Lead with the benefit, substantiate with the feature
I once reviewed an article for a company’s sales force with the headline:
Extraordinary customer experience: Be a customer advocate. Be Extraordinary
What followed was a reminder about the company’s guiding principles, an announcement of a new program, a bulleted list of tasks for participating in the program and a reference to a handout with all the rules.
Then, 228 words in, this oh-and-by-the-way aside:
Here’s the best part: Winners are treated to an amazing, all-expenses paid trip for two for four days in Las Vegas.
Here’s a simple tip for getting people to participate in your programs, buy your products and services and read more of your promotion:
Stop writing about your programs, products and services and promotions.
Start writing about what people can do with them.
If they might win a trip to Vegas, that’s your headline. That’s your lead.
It’s the easiest way to draw readers in and move them to act: Lead with the benefits. Substantiate with the features.
How to find the benefits
To lead with the benefits, first you have to find them. And that can be a tough, given that our assignments come to us in the form of features.
So start there.
1. Start with the features.
The feature is What it is. It’s an attribute of the product, service, program or idea.
Take Apple’s new MacBook Air. It includes a:
New Apple battery
Would you drop $1,100 and change for that thing? Me neither.
And that’s how people feel when they read about features in your pieces. Nobody’s looking for features. So you need to translate.
2. Translate into advantages.
The next thing you ask, is “Why is that feature important?” That will lead you to the advantages. If the feature is What it is, the advantage is What it does.
In the case of that MacBook Air, the advantage is:
It’s a long-lasting battery with a 12-hour charge.
One thing I’ve noticed by doing this a million times for my clients: When you get to the feature, you will have landed on a noun: battery.
When you get the advantage, you will have landed on a modifier — an adjective or adverb — like long-lasting and 12-hour.

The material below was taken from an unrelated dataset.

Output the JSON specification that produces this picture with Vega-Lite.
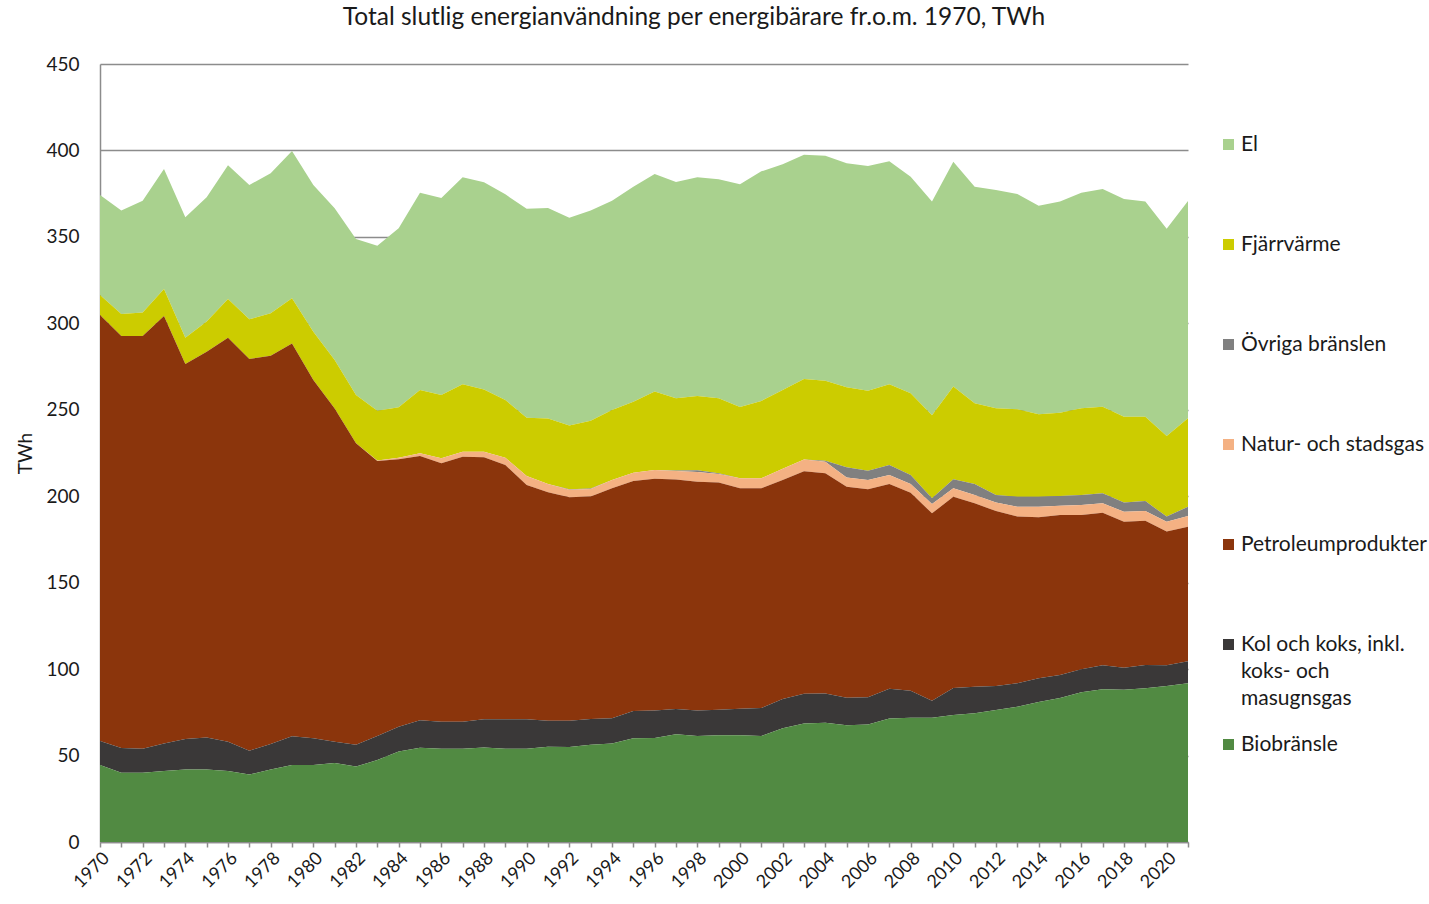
{
  "$schema": "https://vega.github.io/schema/vega-lite/v6.json",
  "width": 1088,
  "height": 778,
  "autosize": {"type": "none"},
  "padding": {"left": 100, "top": 64, "right": 241, "bottom": 62},
  "background": "white",
  "title": {
    "text": "Total slutlig energianvändning per energibärare fr.o.m. 1970, TWh",
    "font": "Lato",
    "fontSize": 24.5,
    "fontWeight": "normal",
    "color": "#1a1a1a",
    "anchor": "middle",
    "dx": 50,
    "offset": 25
  },
  "data": {
    "values": [
      {"serie": "El", "år": [1970,1971,1972,1973,1974,1975,1976,1977,1978,1979,1980,1981,1982,1983,1984,1985,1986,1987,1988,1989,1990,1991,1992,1993,1994,1995,1996,1997,1998,1999,2000,2001,2002,2003,2004,2005,2006,2007,2008,2009,2010,2011,2012,2013,2014,2015,2016,2017,2018,2019,2020,2021],
       "TWh": [57.8,59.8,64.7,69.4,69.6,71.9,77.4,77.7,81,85.2,84.8,87.7,90.3,95.4,103.6,114.2,114,119.8,119.8,118.9,120.9,121.7,120.1,121.5,121,124.3,125.9,125.1,126.5,126.7,128.9,132.8,130.6,129.7,130.2,129.6,130,129,125.3,123.6,130.1,125.2,126.2,124.5,120.6,122.1,124.7,125.9,125.9,124.5,119.9,125.6]},
      {"serie": "Fjärrvärme", "år": [1970,1971,1972,1973,1974,1975,1976,1977,1978,1979,1980,1981,1982,1983,1984,1985,1986,1987,1988,1989,1990,1991,1992,1993,1994,1995,1996,1997,1998,1999,2000,2001,2002,2003,2004,2005,2006,2007,2008,2009,2010,2011,2012,2013,2014,2015,2016,2017,2018,2019,2020,2021],
       "TWh": [11.6,12.7,13.5,15.7,15.2,17.4,22.4,22.9,24.5,26.1,28,28,27.9,28.8,29.1,36.6,36.6,39,36.1,33.4,33.7,37.9,36.9,39.2,40.5,41.1,45.3,41.7,43,43.3,41.2,44.7,45.5,46.6,46.3,46.3,46.2,46.7,47.2,48,53.6,46.7,50.2,50.6,47.7,48.2,50.2,50.1,49.7,48.8,46.6,51.2]},
      {"serie": "Övriga bränslen", "år": [1970,1971,1972,1973,1974,1975,1976,1977,1978,1979,1980,1981,1982,1983,1984,1985,1986,1987,1988,1989,1990,1991,1992,1993,1994,1995,1996,1997,1998,1999,2000,2001,2002,2003,2004,2005,2006,2007,2008,2009,2010,2011,2012,2013,2014,2015,2016,2017,2018,2019,2020,2021],
       "TWh": [0,0,0,0,0,0,0,0,0,0,0,0,0,0,0,0,0,0,0,0,0,0,0.3,0.3,0,0,0,0.3,1.0,0.4,0,0,0,0,0.5,5.8,5.4,5.7,5.2,3.3,5.2,6.4,4.4,5.8,5.8,5.6,5.8,5.8,5.3,5.8,2.9,5.3]},
      {"serie": "Natur- och stadsgas", "år": [1970,1971,1972,1973,1974,1975,1976,1977,1978,1979,1980,1981,1982,1983,1984,1985,1986,1987,1988,1989,1990,1991,1992,1993,1994,1995,1996,1997,1998,1999,2000,2001,2002,2003,2004,2005,2006,2007,2008,2009,2010,2011,2012,2013,2014,2015,2016,2017,2018,2019,2020,2021],
       "TWh": [0,0,0,0,0,0,0,0,0,0,0,0,0,0.3,0.9,1.5,2.9,2.8,3.2,4.3,5.2,4.8,4.3,4.4,4.8,4.8,5.1,4.9,5.6,5,5.8,5.8,6.5,6.7,6.7,5.4,5.4,5.2,5.1,5.4,4.9,4.8,4.9,5.7,6.1,5.4,5.8,5.4,5.7,5.6,5.7,6.2]},
      {"serie": "Petroleumprodukter", "år": [1970,1971,1972,1973,1974,1975,1976,1977,1978,1979,1980,1981,1982,1983,1984,1985,1986,1987,1988,1989,1990,1991,1992,1993,1994,1995,1996,1997,1998,1999,2000,2001,2002,2003,2004,2005,2006,2007,2008,2009,2010,2011,2012,2013,2014,2015,2016,2017,2018,2019,2020,2021],
       "TWh": [246.4,238.3,238.7,247.2,216.9,223.1,233.7,226.6,224.6,227.3,207.2,192.8,174.3,159.1,154.7,152.9,149.4,153.4,151.5,147,135.5,132.1,129.2,128.6,133,133,134.1,132.8,132.3,131.4,127.5,127.1,126.7,128.7,127.4,122,120.3,118.4,114.5,108.4,110.6,106.1,101.2,96.4,93.1,92.5,89.2,88.3,84.5,83.4,77.4,77.9]},
      {"serie": "Kol och koks, inkl. koks- och masugnsgas", "år": [1970,1971,1972,1973,1974,1975,1976,1977,1978,1979,1980,1981,1982,1983,1984,1985,1986,1987,1988,1989,1990,1991,1992,1993,1994,1995,1996,1997,1998,1999,2000,2001,2002,2003,2004,2005,2006,2007,2008,2009,2010,2011,2012,2013,2014,2015,2016,2017,2018,2019,2020,2021],
       "TWh": [13.9,14.4,14,16,17.6,18.5,17,13.8,14.7,16.6,15.5,12.3,12.7,13.9,14.3,15.9,15.6,15.5,16.4,17,17,15.1,15.2,14.9,14.6,15.8,15.8,14.6,14.8,14.8,15.4,16.2,16.9,17.2,16.9,16,15.7,17.2,15.7,9.9,15.6,15.4,13.9,13.5,13.7,13.3,13.3,13.9,12.8,13.5,12,12.7]},
      {"serie": "Biobränsle", "år": [1970,1971,1972,1973,1974,1975,1976,1977,1978,1979,1980,1981,1982,1983,1984,1985,1986,1987,1988,1989,1990,1991,1992,1993,1994,1995,1996,1997,1998,1999,2000,2001,2002,2003,2004,2005,2006,2007,2008,2009,2010,2011,2012,2013,2014,2015,2016,2017,2018,2019,2020,2021],
       "TWh": [44.5,40,40,41,42,42,41,39,42,44.5,44.5,45.7,43.6,47.4,52.4,54.5,54,54,54.6,54,54,55.1,55,56.3,57,60,60.2,62.3,61.3,61.7,61.7,61.3,65.8,68.6,69,67.5,68,71.5,71.8,71.8,73.5,74.4,76.3,78.3,81,83.3,86.6,88.3,88,88.9,90.2,91.8]}
    ]
  },
  "transform": [
    {"flatten": ["år", "TWh"]},
    {"calculate": "indexof(['Biobränsle', 'Kol och koks, inkl. koks- och masugnsgas', 'Petroleumprodukter', 'Natur- och stadsgas', 'Övriga bränslen', 'Fjärrvärme', 'El'], datum.serie)", "as": "stapelordning"}
  ],
  "mark": {"type": "area", "interpolate": "linear", "opacity": 1},
  "encoding": {
    "x": {
      "field": "år",
      "type": "quantitative",
      "scale": {"domain": [1970, 2021], "nice": false, "zero": false},
      "axis": {
        "title": null,
        "values": [1970,1971,1972,1973,1974,1975,1976,1977,1978,1979,1980,1981,1982,1983,1984,1985,1986,1987,1988,1989,1990,1991,1992,1993,1994,1995,1996,1997,1998,1999,2000,2001,2002,2003,2004,2005,2006,2007,2008,2009,2010,2011,2012,2013,2014,2015,2016,2017,2018,2019,2020,2021],
        "labelExpr": "datum.value % 2 == 0 ? format(datum.value, 'd') : ''",
        "labelAngle": -45,
        "labelOverlap": false,
        "labelFont": "Lato",
        "labelFontSize": 18,
        "labelColor": "#1a1a1a",
        "labelPadding": 2,
        "grid": false,
        "ticks": true,
        "tickSize": 5,
        "tickColor": "#8c8c8c",
        "tickWidth": 1.5,
        "domainColor": "#8c8c8c",
        "domainWidth": 1.5
      }
    },
    "y": {
      "field": "TWh",
      "type": "quantitative",
      "stack": "zero",
      "scale": {"domain": [0, 450], "nice": false},
      "axis": {
        "title": "TWh",
        "titleFont": "Lato",
        "titleFontSize": 19,
        "titleFontWeight": "normal",
        "titleColor": "#1a1a1a",
        "titlePadding": 10,
        "values": [0, 50, 100, 150, 200, 250, 300, 350, 400, 450],
        "labelFont": "Lato",
        "labelFontSize": 19,
        "labelColor": "#1a1a1a",
        "labelPadding": 21,
        "ticks": false,
        "grid": true,
        "gridColor": "#8c8c8c",
        "gridWidth": 1.5,
        "domainColor": "#8c8c8c",
        "domainWidth": 1.5
      }
    },
    "order": {"field": "stapelordning", "type": "quantitative", "sort": "ascending"},
    "color": {
      "field": "serie",
      "type": "nominal",
      "scale": {
        "domain": ["El", "Fjärrvärme", "Övriga bränslen", "Natur- och stadsgas", "Petroleumprodukter", "Kol och koks, inkl. koks- och masugnsgas", "Biobränsle"],
        "range": ["#A9D18E", "#CCCC00", "#808080", "#F4B183", "#8B350C", "#3A3838", "#518A42"]
      },
      "legend": {
        "orient": "none",
        "legendX": 1118,
        "legendY": 70,
        "title": null,
        "padding": 0,
        "symbolType": "square",
        "symbolSize": 121,
        "symbolStrokeWidth": 0,
        "symbolOpacity": 1,
        "labelFont": "Lato",
        "labelFontSize": 21,
        "labelColor": "#1a1a1a",
        "labelLimit": 300,
        "labelOffset": 2,
        "gridAlign": "all",
        "rowPadding": 24,
        "labelExpr": "datum.value == 'Kol och koks, inkl. koks- och masugnsgas' ? ['Kol och koks, inkl.', 'koks- och', 'masugnsgas'] : datum.label",
        "encode": {
          "labels": {
            "update": {
              "lineHeight": {"value": 27}
            }
          }
        }
      }
    }
  },
  "config": {
    "view": {"stroke": null},
    "font": "Lato"
  }
}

I’m starting to get the picture, but it’s not long-lasting or 12-hour that readers and buyers are looking for. So you need to keep translating. The next thing you’ll translate into is the benefits.
3. Land on the benefit.
If the feature is What it is, and the advantage is What it does, the benefit is What it will do for you.
In the case of the MacBook Air, that benefit includes:
Taking a transatlantic flight? Line up the movies, because MacBook Air is ready to play for up to 13 hours — nonstop.
Now we’re talkin’.
Lead with the benefits.
Once you find your features, advantages and benefits, lead with the benefits and substantiate with the features. Features work at the end of a positioning statement, but don’t start your message with them. Sandwich the advantages between the features and benefits:
Play movies for up to 13 hours — nonstop — with our new long-lasting Apple battery.
[Benefit] Play movies for up to 13 hours — nonstop — with our [Advantages] new, long-lasting [Feature] Apple Battery.